>> Start
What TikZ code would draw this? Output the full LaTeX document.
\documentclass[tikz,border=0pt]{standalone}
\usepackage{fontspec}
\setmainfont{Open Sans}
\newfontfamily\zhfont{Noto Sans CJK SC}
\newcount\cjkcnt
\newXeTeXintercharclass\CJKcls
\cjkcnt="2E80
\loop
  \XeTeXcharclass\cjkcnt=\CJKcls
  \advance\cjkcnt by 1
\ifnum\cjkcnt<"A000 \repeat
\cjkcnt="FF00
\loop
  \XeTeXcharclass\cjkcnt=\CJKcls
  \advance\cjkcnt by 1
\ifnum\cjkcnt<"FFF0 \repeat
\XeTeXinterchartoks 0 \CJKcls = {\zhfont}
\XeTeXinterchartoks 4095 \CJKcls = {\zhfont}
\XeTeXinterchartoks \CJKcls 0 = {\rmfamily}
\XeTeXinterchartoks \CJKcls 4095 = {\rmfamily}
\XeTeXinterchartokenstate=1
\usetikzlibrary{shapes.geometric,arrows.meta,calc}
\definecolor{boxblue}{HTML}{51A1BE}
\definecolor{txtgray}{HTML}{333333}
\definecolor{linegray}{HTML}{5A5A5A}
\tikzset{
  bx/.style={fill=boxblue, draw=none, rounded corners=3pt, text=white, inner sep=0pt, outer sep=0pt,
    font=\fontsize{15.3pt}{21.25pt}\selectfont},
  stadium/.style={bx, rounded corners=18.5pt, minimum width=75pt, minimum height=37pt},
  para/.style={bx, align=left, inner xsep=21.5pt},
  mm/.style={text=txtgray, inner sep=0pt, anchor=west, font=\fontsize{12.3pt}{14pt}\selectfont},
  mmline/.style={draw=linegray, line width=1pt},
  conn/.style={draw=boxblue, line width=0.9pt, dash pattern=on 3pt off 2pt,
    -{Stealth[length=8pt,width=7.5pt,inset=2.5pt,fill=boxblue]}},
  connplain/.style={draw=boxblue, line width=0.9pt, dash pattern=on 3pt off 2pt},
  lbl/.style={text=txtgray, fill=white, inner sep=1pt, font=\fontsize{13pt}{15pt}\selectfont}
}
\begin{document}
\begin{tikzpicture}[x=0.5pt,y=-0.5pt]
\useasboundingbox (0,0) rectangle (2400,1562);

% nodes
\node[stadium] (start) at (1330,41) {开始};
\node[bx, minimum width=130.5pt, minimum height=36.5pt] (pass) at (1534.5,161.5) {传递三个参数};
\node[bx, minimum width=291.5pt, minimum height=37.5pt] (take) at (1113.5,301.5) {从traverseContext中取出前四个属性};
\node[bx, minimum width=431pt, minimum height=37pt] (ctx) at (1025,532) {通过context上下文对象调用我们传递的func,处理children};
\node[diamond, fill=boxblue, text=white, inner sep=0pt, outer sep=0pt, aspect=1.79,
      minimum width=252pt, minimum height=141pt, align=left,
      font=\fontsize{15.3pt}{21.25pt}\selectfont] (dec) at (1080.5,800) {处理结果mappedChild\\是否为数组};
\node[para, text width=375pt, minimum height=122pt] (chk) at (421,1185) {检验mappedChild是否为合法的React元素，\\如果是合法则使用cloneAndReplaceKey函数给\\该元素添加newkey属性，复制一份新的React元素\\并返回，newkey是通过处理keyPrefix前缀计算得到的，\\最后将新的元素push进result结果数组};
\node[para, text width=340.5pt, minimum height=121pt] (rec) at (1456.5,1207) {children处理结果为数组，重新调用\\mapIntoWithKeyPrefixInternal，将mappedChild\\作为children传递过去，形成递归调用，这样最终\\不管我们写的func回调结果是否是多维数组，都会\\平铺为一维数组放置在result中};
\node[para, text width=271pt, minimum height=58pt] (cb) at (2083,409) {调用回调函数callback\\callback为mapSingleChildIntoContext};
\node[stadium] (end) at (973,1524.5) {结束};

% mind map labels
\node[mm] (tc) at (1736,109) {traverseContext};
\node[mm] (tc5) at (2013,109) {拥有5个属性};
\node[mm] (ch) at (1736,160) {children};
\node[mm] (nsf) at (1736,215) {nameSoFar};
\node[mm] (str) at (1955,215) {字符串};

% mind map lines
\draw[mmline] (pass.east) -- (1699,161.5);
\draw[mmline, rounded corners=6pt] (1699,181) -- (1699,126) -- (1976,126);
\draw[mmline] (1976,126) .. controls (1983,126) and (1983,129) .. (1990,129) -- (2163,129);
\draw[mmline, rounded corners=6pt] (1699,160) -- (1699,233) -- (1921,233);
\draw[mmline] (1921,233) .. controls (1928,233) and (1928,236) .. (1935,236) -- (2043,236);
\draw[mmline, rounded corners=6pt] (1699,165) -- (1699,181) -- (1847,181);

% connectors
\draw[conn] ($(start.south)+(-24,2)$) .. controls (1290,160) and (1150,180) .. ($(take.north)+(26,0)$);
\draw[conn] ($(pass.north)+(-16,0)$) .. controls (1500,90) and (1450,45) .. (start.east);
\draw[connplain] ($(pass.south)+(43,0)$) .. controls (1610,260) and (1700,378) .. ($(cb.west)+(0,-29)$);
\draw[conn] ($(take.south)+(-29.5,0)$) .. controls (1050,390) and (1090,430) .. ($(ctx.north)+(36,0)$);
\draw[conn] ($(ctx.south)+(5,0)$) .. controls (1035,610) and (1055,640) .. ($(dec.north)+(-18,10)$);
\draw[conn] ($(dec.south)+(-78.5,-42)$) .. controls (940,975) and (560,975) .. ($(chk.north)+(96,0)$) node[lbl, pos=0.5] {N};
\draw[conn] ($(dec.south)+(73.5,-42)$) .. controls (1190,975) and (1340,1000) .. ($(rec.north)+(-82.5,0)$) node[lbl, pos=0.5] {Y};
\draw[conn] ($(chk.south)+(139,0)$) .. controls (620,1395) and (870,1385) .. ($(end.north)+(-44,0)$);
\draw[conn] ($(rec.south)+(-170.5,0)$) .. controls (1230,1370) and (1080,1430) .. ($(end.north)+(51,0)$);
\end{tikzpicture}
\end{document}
>> End
Transcribe all of the material exactly. Omit nothing.

What TikZ code would draw this? Output the full LaTeX document.
\documentclass[tikz,border=0pt]{standalone}
\usepackage{fontspec}
\setmainfont{Open Sans}
\newfontfamily\zhfont{Noto Sans CJK SC}
\newcount\cjkcnt
\newXeTeXintercharclass\CJKcls
\cjkcnt="2E80
\loop
  \XeTeXcharclass\cjkcnt=\CJKcls
  \advance\cjkcnt by 1
\ifnum\cjkcnt<"A000 \repeat
\cjkcnt="FF00
\loop
  \XeTeXcharclass\cjkcnt=\CJKcls
  \advance\cjkcnt by 1
\ifnum\cjkcnt<"FFF0 \repeat
\XeTeXinterchartoks 0 \CJKcls = {\zhfont}
\XeTeXinterchartoks 4095 \CJKcls = {\zhfont}
\XeTeXinterchartoks \CJKcls 0 = {\rmfamily}
\XeTeXinterchartoks \CJKcls 4095 = {\rmfamily}
\XeTeXinterchartokenstate=1
\usetikzlibrary{shapes.geometric,arrows.meta,calc}
\definecolor{boxblue}{HTML}{51A1BE}
\definecolor{txtgray}{HTML}{333333}
\definecolor{linegray}{HTML}{5A5A5A}
\tikzset{
  bx/.style={fill=boxblue, draw=none, rounded corners=3pt, text=white, inner sep=0pt, outer sep=0pt,
    font=\fontsize{15.3pt}{21.25pt}\selectfont},
  stadium/.style={bx, rounded corners=18.5pt, minimum width=75pt, minimum height=37pt},
  para/.style={bx, align=left, inner xsep=21.5pt},
  mm/.style={text=txtgray, inner sep=0pt, anchor=west, font=\fontsize{12.3pt}{14pt}\selectfont},
  mmline/.style={draw=linegray, line width=1pt},
  conn/.style={draw=boxblue, line width=0.9pt, dash pattern=on 3pt off 2pt,
    -{Stealth[length=8pt,width=7.5pt,inset=2.5pt,fill=boxblue]}},
  connplain/.style={draw=boxblue, line width=0.9pt, dash pattern=on 3pt off 2pt},
  lbl/.style={text=txtgray, fill=white, inner sep=1pt, font=\fontsize{13pt}{15pt}\selectfont}
}
\begin{document}
\begin{tikzpicture}[x=0.5pt,y=-0.5pt]
\useasboundingbox (0,0) rectangle (2400,1562);

% nodes
\node[stadium] (start) at (1330,41) {开始};
\node[bx, minimum width=130.5pt, minimum height=36.5pt] (pass) at (1534.5,161.5) {传递三个参数};
\node[bx, minimum width=291.5pt, minimum height=37.5pt] (take) at (1113.5,301.5) {从traverseContext中取出前四个属性};
\node[bx, minimum width=431pt, minimum height=37pt] (ctx) at (1025,532) {通过context上下文对象调用我们传递的func,处理children};
\node[diamond, fill=boxblue, text=white, inner sep=0pt, outer sep=0pt, aspect=1.79,
      minimum width=252pt, minimum height=141pt, align=left,
      font=\fontsize{15.3pt}{21.25pt}\selectfont] (dec) at (1080.5,800) {处理结果mappedChild\\是否为数组};
\node[para, text width=375pt, minimum height=122pt] (chk) at (421,1185) {检验mappedChild是否为合法的React元素，\\如果是合法则使用cloneAndReplaceKey函数给\\该元素添加newkey属性，复制一份新的React元素\\并返回，newkey是通过处理keyPrefix前缀计算得到的，\\最后将新的元素push进result结果数组};
\node[para, text width=340.5pt, minimum height=121pt] (rec) at (1456.5,1207) {children处理结果为数组，重新调用\\mapIntoWithKeyPrefixInternal，将mappedChild\\作为children传递过去，形成递归调用，这样最终\\不管我们写的func回调结果是否是多维数组，都会\\平铺为一维数组放置在result中};
\node[para, text width=271pt, minimum height=58pt] (cb) at (2083,409) {调用回调函数callback\\callback为mapSingleChildIntoContext};
\node[stadium] (end) at (973,1524.5) {结束};

% mind map labels
\node[mm] (tc) at (1736,109) {traverseContext};
\node[mm] (tc5) at (2013,109) {拥有5个属性};
\node[mm] (ch) at (1736,160) {children};
\node[mm] (nsf) at (1736,215) {nameSoFar};
\node[mm] (str) at (1955,215) {字符串};

% mind map lines
\draw[mmline] (pass.east) -- (1699,161.5);
\draw[mmline, rounded corners=6pt] (1699,181) -- (1699,126) -- (1976,126);
\draw[mmline] (1976,126) .. controls (1983,126) and (1983,129) .. (1990,129) -- (2163,129);
\draw[mmline, rounded corners=6pt] (1699,160) -- (1699,233) -- (1921,233);
\draw[mmline] (1921,233) .. controls (1928,233) and (1928,236) .. (1935,236) -- (2043,236);
\draw[mmline, rounded corners=6pt] (1699,165) -- (1699,181) -- (1847,181);

% connectors
\draw[conn] ($(start.south)+(-24,2)$) .. controls (1290,160) and (1150,180) .. ($(take.north)+(26,0)$);
\draw[conn] ($(pass.north)+(-16,0)$) .. controls (1500,90) and (1450,45) .. (start.east);
\draw[connplain] ($(pass.south)+(43,0)$) .. controls (1610,260) and (1700,378) .. ($(cb.west)+(0,-29)$);
\draw[conn] ($(take.south)+(-29.5,0)$) .. controls (1050,390) and (1090,430) .. ($(ctx.north)+(36,0)$);
\draw[conn] ($(ctx.south)+(5,0)$) .. controls (1035,610) and (1055,640) .. ($(dec.north)+(-18,10)$);
\draw[conn] ($(dec.south)+(-78.5,-42)$) .. controls (940,975) and (560,975) .. ($(chk.north)+(96,0)$) node[lbl, pos=0.5] {N};
\draw[conn] ($(dec.south)+(73.5,-42)$) .. controls (1190,975) and (1340,1000) .. ($(rec.north)+(-82.5,0)$) node[lbl, pos=0.5] {Y};
\draw[conn] ($(chk.south)+(139,0)$) .. controls (620,1395) and (870,1385) .. ($(end.north)+(-44,0)$);
\draw[conn] ($(rec.south)+(-170.5,0)$) .. controls (1230,1370) and (1080,1430) .. ($(end.north)+(51,0)$);
\end{tikzpicture}
\end{document}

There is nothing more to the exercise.